◆ **WRITTEN INSTRUCTION**
Starting at the first line of the listing below, repeat each line exactly until the line containing "import seaborn as sns", which you include. Leave out pictures.
^^^^^^^^
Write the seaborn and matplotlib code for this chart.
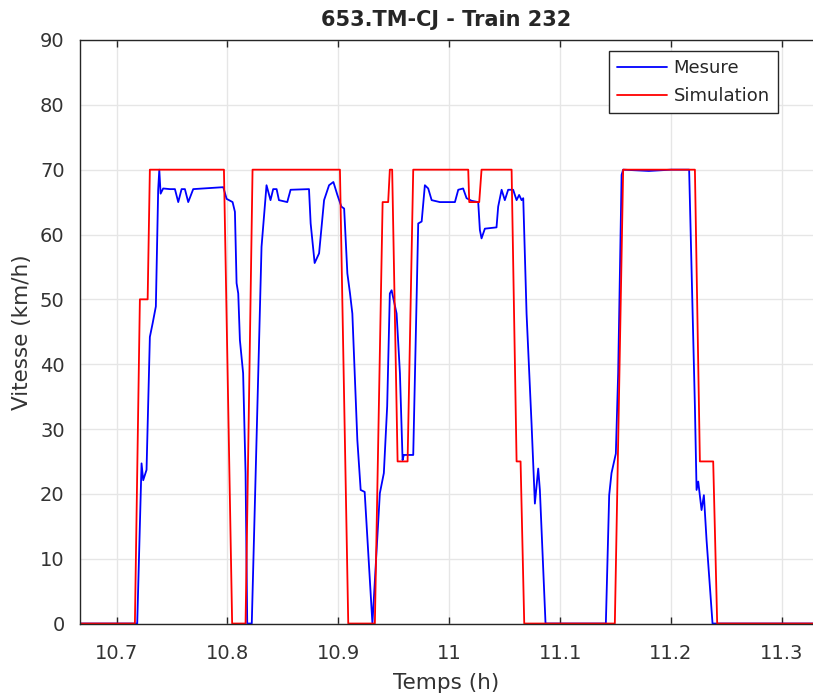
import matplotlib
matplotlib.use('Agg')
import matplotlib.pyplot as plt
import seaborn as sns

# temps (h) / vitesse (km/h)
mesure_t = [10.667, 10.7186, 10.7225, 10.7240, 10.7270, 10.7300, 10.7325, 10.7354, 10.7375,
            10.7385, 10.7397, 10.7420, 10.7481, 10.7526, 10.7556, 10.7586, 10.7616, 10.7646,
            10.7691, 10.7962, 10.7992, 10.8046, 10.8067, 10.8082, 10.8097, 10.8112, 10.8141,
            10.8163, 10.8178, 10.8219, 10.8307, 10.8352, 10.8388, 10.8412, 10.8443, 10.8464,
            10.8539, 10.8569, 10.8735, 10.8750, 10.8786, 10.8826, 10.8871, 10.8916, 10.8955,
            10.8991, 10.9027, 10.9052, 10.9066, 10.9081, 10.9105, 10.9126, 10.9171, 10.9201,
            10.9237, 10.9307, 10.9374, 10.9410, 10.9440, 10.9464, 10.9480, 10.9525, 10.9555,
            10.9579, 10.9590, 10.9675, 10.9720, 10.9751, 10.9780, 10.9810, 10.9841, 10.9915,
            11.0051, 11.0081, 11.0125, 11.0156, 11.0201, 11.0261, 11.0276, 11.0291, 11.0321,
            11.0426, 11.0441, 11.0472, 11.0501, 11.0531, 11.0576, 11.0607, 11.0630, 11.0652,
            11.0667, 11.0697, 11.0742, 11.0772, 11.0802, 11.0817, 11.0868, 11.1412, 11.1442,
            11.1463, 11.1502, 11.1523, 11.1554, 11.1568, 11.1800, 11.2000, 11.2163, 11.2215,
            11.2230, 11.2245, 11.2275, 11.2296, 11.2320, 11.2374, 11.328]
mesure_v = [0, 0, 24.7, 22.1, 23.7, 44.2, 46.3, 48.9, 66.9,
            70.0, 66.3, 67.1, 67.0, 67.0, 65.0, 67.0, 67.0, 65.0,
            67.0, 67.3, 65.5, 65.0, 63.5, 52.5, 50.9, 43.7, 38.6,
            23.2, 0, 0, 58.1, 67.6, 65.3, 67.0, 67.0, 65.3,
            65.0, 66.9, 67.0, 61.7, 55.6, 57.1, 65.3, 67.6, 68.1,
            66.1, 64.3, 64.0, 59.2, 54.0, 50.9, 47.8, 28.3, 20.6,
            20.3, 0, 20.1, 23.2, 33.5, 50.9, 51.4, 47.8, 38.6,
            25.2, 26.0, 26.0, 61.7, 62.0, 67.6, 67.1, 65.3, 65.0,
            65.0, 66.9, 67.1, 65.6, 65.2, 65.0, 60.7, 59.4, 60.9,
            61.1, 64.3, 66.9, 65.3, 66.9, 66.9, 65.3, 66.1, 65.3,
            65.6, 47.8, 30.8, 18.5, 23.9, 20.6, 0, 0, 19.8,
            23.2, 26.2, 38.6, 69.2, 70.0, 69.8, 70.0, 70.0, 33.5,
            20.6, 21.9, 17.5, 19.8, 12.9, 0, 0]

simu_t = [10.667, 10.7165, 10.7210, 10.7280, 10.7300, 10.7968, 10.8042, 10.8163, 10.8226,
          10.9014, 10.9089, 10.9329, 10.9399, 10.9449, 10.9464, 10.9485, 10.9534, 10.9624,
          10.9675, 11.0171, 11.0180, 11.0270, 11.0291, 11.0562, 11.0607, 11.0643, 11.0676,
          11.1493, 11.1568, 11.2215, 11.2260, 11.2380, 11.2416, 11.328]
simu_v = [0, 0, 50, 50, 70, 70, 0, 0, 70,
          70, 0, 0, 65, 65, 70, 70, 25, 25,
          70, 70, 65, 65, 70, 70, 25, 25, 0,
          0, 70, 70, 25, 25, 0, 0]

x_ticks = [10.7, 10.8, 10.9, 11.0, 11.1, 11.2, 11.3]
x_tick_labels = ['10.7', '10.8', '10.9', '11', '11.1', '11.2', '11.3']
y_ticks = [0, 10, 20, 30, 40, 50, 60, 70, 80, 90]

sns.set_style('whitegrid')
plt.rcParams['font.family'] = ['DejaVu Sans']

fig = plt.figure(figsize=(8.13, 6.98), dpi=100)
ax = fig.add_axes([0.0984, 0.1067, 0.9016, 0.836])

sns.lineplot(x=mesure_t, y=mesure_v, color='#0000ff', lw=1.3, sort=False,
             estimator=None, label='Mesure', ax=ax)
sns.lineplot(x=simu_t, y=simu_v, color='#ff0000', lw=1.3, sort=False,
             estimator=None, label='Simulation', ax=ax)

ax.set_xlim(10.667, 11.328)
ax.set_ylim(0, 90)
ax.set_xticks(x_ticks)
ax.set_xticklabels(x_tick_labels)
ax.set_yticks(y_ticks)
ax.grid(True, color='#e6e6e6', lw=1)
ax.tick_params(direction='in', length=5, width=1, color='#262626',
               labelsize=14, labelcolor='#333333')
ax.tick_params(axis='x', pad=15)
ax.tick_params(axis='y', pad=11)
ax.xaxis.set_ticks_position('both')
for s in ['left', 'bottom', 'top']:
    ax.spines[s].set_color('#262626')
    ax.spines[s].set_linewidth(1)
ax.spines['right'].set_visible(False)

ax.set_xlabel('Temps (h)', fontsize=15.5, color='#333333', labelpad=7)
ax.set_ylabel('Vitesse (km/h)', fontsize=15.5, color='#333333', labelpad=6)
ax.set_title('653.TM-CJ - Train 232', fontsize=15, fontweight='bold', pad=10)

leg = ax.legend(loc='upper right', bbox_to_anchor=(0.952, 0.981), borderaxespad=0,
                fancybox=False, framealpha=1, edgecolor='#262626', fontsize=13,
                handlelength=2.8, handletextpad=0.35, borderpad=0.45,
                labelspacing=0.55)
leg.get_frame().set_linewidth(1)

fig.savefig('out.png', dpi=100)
^^^^^^^^
◆ **FINAL RESULT**
Write the seaborn and matplotlib code for this chart.
import matplotlib
matplotlib.use('Agg')
import matplotlib.pyplot as plt
import seaborn as sns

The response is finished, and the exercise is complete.